Your Servants and Your People by David Towsey

December 15, 2014

Your Servants and Your People is a direct sequel to Your Brother’s Blood. With that in mind it is entirely possible that this review may contain some minor spoilers if you haven’t read book one in the series. Warning done, onwards…

Seven years after Thomas returned as a Walkin’, the McDermott family are looking for a new life and Thomas has set his heart on starting a farmstead near the remote outpost of Fort Wilson.

But the teachings of J.S. Barkley are not so easily forsaken – there are those who would see the sinners dead, and they are slowly closing in.

Your Brother’s Blood, David Towsey’s début novel, was something of a revelation. I’ve read a fair number of zombie novels in my time, and it’s always a pleasure to discover a book that so successfully injects new life into the undead hordes. Pulling together elements of the traditional western and mashing it together with zombie horror, Towsey has created a unique and engrossing novel. I’m a great believer that you can’t beat a bit of zombie action. Turns out things can be even more entertaining when the undead aren’t focussed on brain munching. I’ve been looking forward to this second book for a while now, and this week I finally got the opportunity to give it a jolly good read.

Many years have passed since the last time we met Thomas McDermott. Some things, however, remain exactly the same as before. The Walkin’ are still considered sub-human and untrustworthy by many. They are viewed with suspicion wherever they go. The only option for the McDermotts is for the family to travel far out into the wilderness. In an effort to avoid continued persecution they need to find a place they can call their own, well away from everyone else.

Nearby the new McDermott homestead, this second book also follows a troop of men who are tasked with securing the backwoods against the still present threat of the Redcoats. These soldiers are the lowest of the low, nothing but grunts really. You can’t but help feeling sorry for them. There are a couple of them, Bryn and Silas, who are forced to confront all manner of horrors. Both men find themselves forever changed by their experiences.

While I was reading, I really enjoyed the detail that Towsey includes in his descriptions of places and people. There was a film back in 1999 called Ravenous directed by Antonia Bird that featured a similar group of soldiers stuck in the wilderness who end up turning on one another. They end up going full-on insane and resorting to cannibalism in order to survive. There’s no cannibalism in Your Servants and Your People, surprising I know, but remember it isn’t that kind of zombie novel. The book does however have a similar tonally quality to the film, there is an ever growing sense of impending doom. You just know that at some point, everything is going to go horribly and spectacularly wrong. Characters battle against this feeling with a grim determination, but you know that the outcome is going to bleak.

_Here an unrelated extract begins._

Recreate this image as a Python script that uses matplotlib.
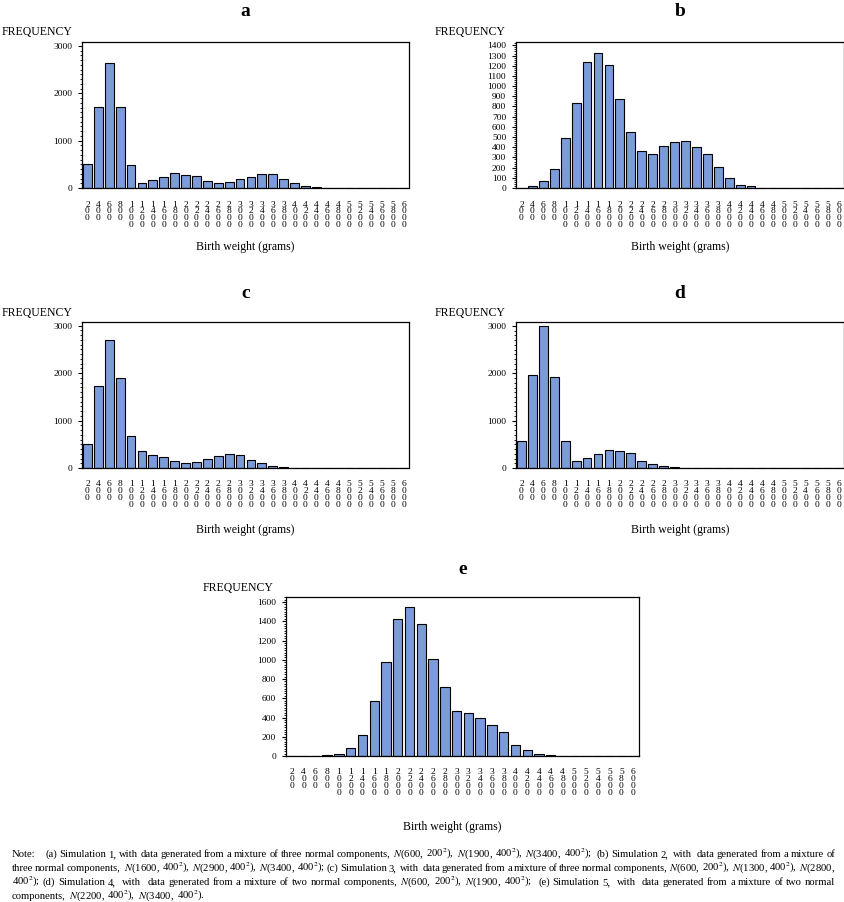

The book ends with a series of tantalising scenes, returning to each of the McDermott’s in turn. These vignettes prove Towsey has successfully expanded upon his original premise, which focused primarily on Thomas, and has grown the narrative so now there are multiple plot strands for each of the family. Thomas’ wife Sarah and his daughter Mary now have their own roads to follow. I can’t wait to see how each of these respective stories plays out in the final part of the trilogy. There is a thoughtful charm to this author’s writing I find particularly enjoyable. Zombie fiction is often viewed as just straight horror, but David Towsey has proved that it can be much, much more. What if you could continue to communicate with the recently deceased and they retained their personalities? Would you be able to accept them for what they had suddenly become? And would that situation not promote its own unique brand of problems? If death is not the end what would become of the human race? This sort of subtle, introspective horror really makes you think. The dark fantasy of Your Servants and Your People is well worth your time.

Your Servants and Your People is published by Jo Fletcher Books and is available now. The story of the McDermott family will conclude in Your Resting Place.